The BMF says such mass land conversion goes against the pledge made by the late chief minister Adenan Satem that the expansion of oil palm monocultures would be stopped in Sarawak.

Radiant Lagoon oil palm concession, Mulu, Sarawak, January 2019.

Protest by indigenous communities in Mulu, March 2019.

Protest at the Malaysian High Commission in London, May 4, 2019.

A haven for flora and fauna

The 544-square-kilometre Gunung Mulu National Park is the largest national park in Sarawak and is known for its dramatic peaks and caves, including the huge Deer Cave with its famous colony of bats.

There is a bat observatory near the entrance to the cave and special “bat cam” surveillance technology enables visitors and scientists to observe the comings and goings of millions of the mammals.

The Deer Cave leads to the Garden of Eden, a hidden valley and waterfall enclosed by limestone cliffs.

There are three mountains in the park: Gunung Mulu, Gunung Api, and Gunung Benarat.
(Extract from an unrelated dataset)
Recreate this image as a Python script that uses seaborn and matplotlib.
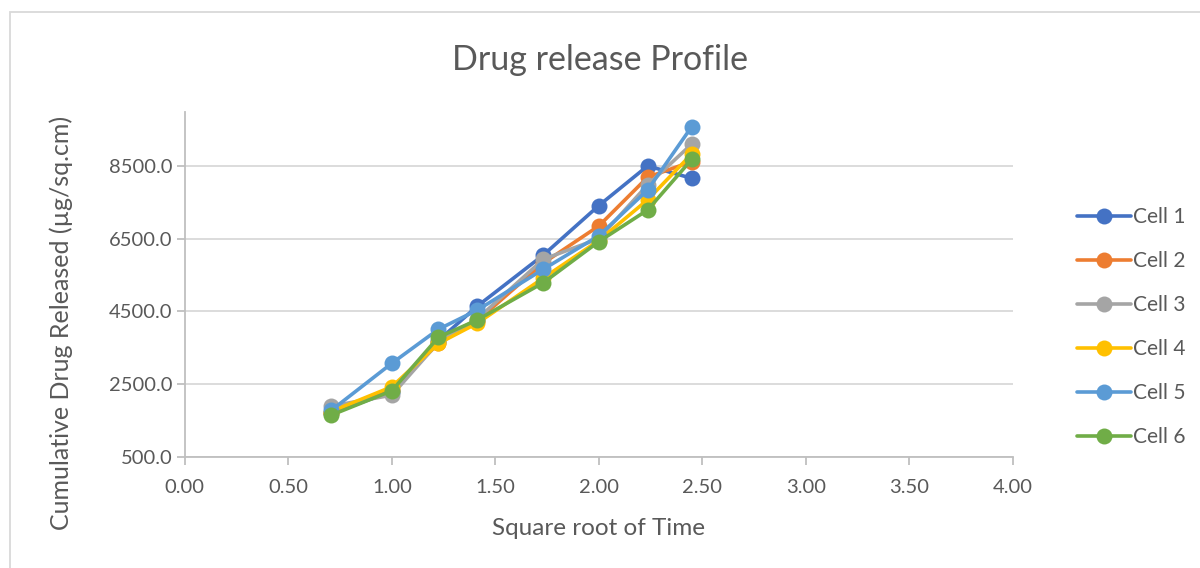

The Pinnacles at Gunung Api are tall, jagged limestone formations with steep trails and rare orchids.

There are tens of thousands of species of flora and fauna in the national park, which was declared a UNESCO World Heritage Site in November 2000.

All main photos are courtesy of Mulu United Land Action/BMF.

  1. The Bruno Manser Fund was founded by the Swiss rainforest advocate Bruno Manser, who has been missing since his last trip to Sarawak in May 2000.

Update 8/5/2019

Indigenous activists today handed over a 191,000-signature petition against rainforest destruction in the Gunung Mulu region to an official from the Malaysian embassy in Brussels.

“We have come all the way to Brussels to make clear that we want our rights respected and the forest left intact, “ said Willie Kajan, a Berawan activist from Kampung Melinau in the Mulu region. “The Mulu plantation has to be stopped and the land given back to the Dayak people.”

The delegation then went to the European parliament where they are meeting EU officials and NGOs. They danced in front of the parliament building to protest against, and raise awareness about, the expansion of oil palm cultivation at Mulu and elsewhere in Sarawak.

Petition is handed over to a Malaysian embassy official in Brussels.